Using Google Analytics to analyse your CRM data
It’s not all about combining website data with business data, once you import CRM data in Google Analytics you can now do a full analysis on it with Google’s free and powerful analytics platform.
Google Analytics has some great in-built reports which can reveal useful metrics such as average order values, average conversions per user and the number of days it takes on average from a user turning from a lead into a real customer.
You can add personal CRM data into Google Analytics if you are extremely careful not to add in any data using plain text or in a way which can be easily deciphered. Personal data added to Google Analytics could result in a permanent ban from the platform as well as breaking data privacy laws in many countries if not added correctly.

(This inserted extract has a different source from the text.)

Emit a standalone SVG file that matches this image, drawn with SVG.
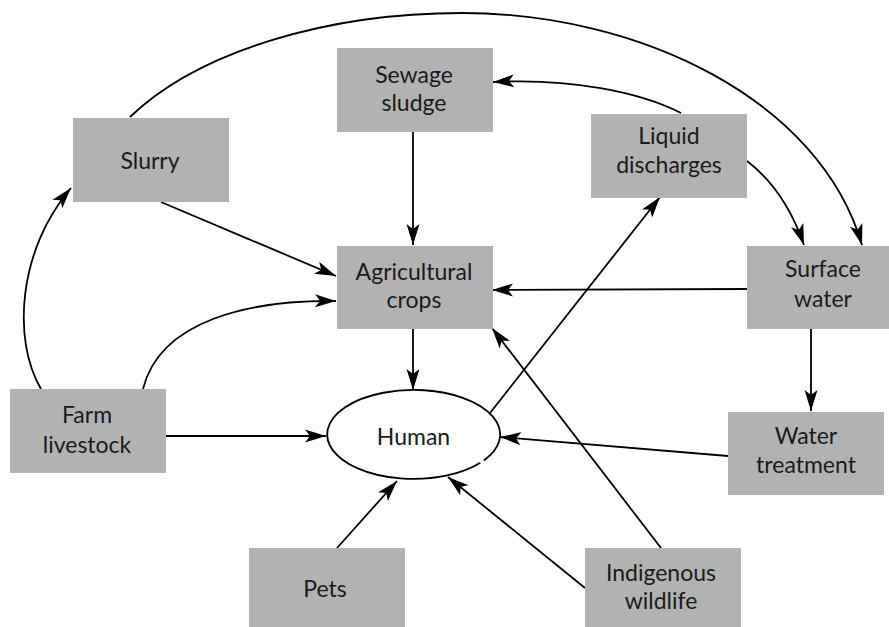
<svg xmlns="http://www.w3.org/2000/svg" width="889" height="627" viewBox="0 0 889 627">
<style>
.box{fill:#b2b2b2;stroke:none}
.lbl{font-family:Lato,"Open Sans","Liberation Sans",sans-serif;font-size:23px;fill:#1a1a1a;text-anchor:middle}
.c{fill:none;stroke:#000;stroke-width:1.8;marker-end:url(#ah)}
</style>
<defs>
<marker id="ah" markerUnits="userSpaceOnUse" viewBox="-21 -7 22 14" refX="0" refY="0" markerWidth="22" markerHeight="14" orient="auto">
<path d="M0,0 L-21,-6.5 L-16,0 L-21,6.5 Z" fill="#000"/>
</marker>
</defs>
<rect width="889" height="627" fill="#fff"/>
<g id="connectors">
<path class="c" d="M130,117 C200,50 330,13 462,13 C640,13 820,100 862,245"/>
<path class="c" d="M681,113 C640,92 570,78 493,82"/>
<path class="c" d="M747,161 Q785,190 804,245"/>
<path class="c" d="M413,131 L413,245"/>
<path class="c" d="M161,202 L336,276"/>
<path class="c" d="M143,389 C160,320 250,300 336,301"/>
<path class="c" d="M41,389 C12,340 18,250 71,188"/>
<path class="c" d="M747,289 L492,290"/>
<path class="c" d="M413,329 L413,390"/>
<path class="c" d="M165,436 L326,436"/>
<path class="c" d="M811,329 L811,411"/>
<path class="c" d="M728,456 L500,437"/>
<path class="c" d="M337,548 L397,481"/>
<path class="c" d="M585,588 L448,477"/>
<path class="c" d="M661,548 L492,328"/>
<path class="c" d="M490,413 L660,197"/>
</g>
<g id="slurry"><rect class="box" x="73" y="118" width="156" height="84"/><text class="lbl" x="150" y="169">Slurry</text></g>
<g id="sewage-sludge"><rect class="box" x="337" y="48" width="156" height="84"/><text class="lbl" x="414" y="83">Sewage</text><text class="lbl" x="414" y="111">sludge</text></g>
<g id="liquid-discharges"><rect class="box" x="591" y="114" width="156" height="84"/><text class="lbl" x="669" y="144">Liquid</text><text class="lbl" x="669" y="173">discharges</text></g>
<g id="agricultural-crops"><rect class="box" x="337" y="246" width="156" height="83"/><text class="lbl" x="414" y="280">Agricultural</text><text class="lbl" x="414" y="308">crops</text></g>
<g id="surface-water"><rect class="box" x="747" y="246" width="142" height="83"/><text class="lbl" x="823" y="277">Surface</text><text class="lbl" x="823" y="307">water</text></g>
<g id="farm-livestock"><rect class="box" x="10" y="389" width="156" height="84"/><text class="lbl" x="87" y="423">Farm</text><text class="lbl" x="87" y="453">livestock</text></g>
<g id="human"><path d="M483.9,460.4 A86.5,44.5 0 1 0 480.3,462.8" fill="#fff" stroke="#000" stroke-width="1.8"/><text class="lbl" x="413.5" y="445">Human</text></g>
<g id="water-treatment"><rect class="box" x="728" y="412" width="156" height="83"/><text class="lbl" x="806" y="444">Water</text><text class="lbl" x="806" y="473">treatment</text></g>
<g id="pets"><rect class="box" x="249" y="548" width="156" height="79"/><text class="lbl" x="325" y="597">Pets</text></g>
<g id="indigenous-wildlife"><rect class="box" x="585" y="548" width="156" height="79"/><text class="lbl" x="661" y="581">Indigenous</text><text class="lbl" x="661" y="609">wildlife</text></g>
</svg>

One possible way of adding personal data to Google Analytics without breaking user-privacy is to use a salt and hash algorithm which scrambles the data in a virtually non-reversible way and has no repetitive nature as a random salt is used for every piece of data:
Image from https://www.wordfence.com/learn/how-passwords-work-and-cracking-passwords/
If three separate users had the same name, for example, the resulting hash would still be completely different and a reverse-engineered solution wouldn’t be possible such as the machine Alan Turing used to crack the Enigma code.
Conclusion
Armed with data from the full customer journey, B2B businesses no longer have to shoot in the dark when it comes to making or measuring online investments.
Use a closed-loop approach to optimise with cost-per-customer targets or even further by maximising ROI to gain a huge advantage over competitors.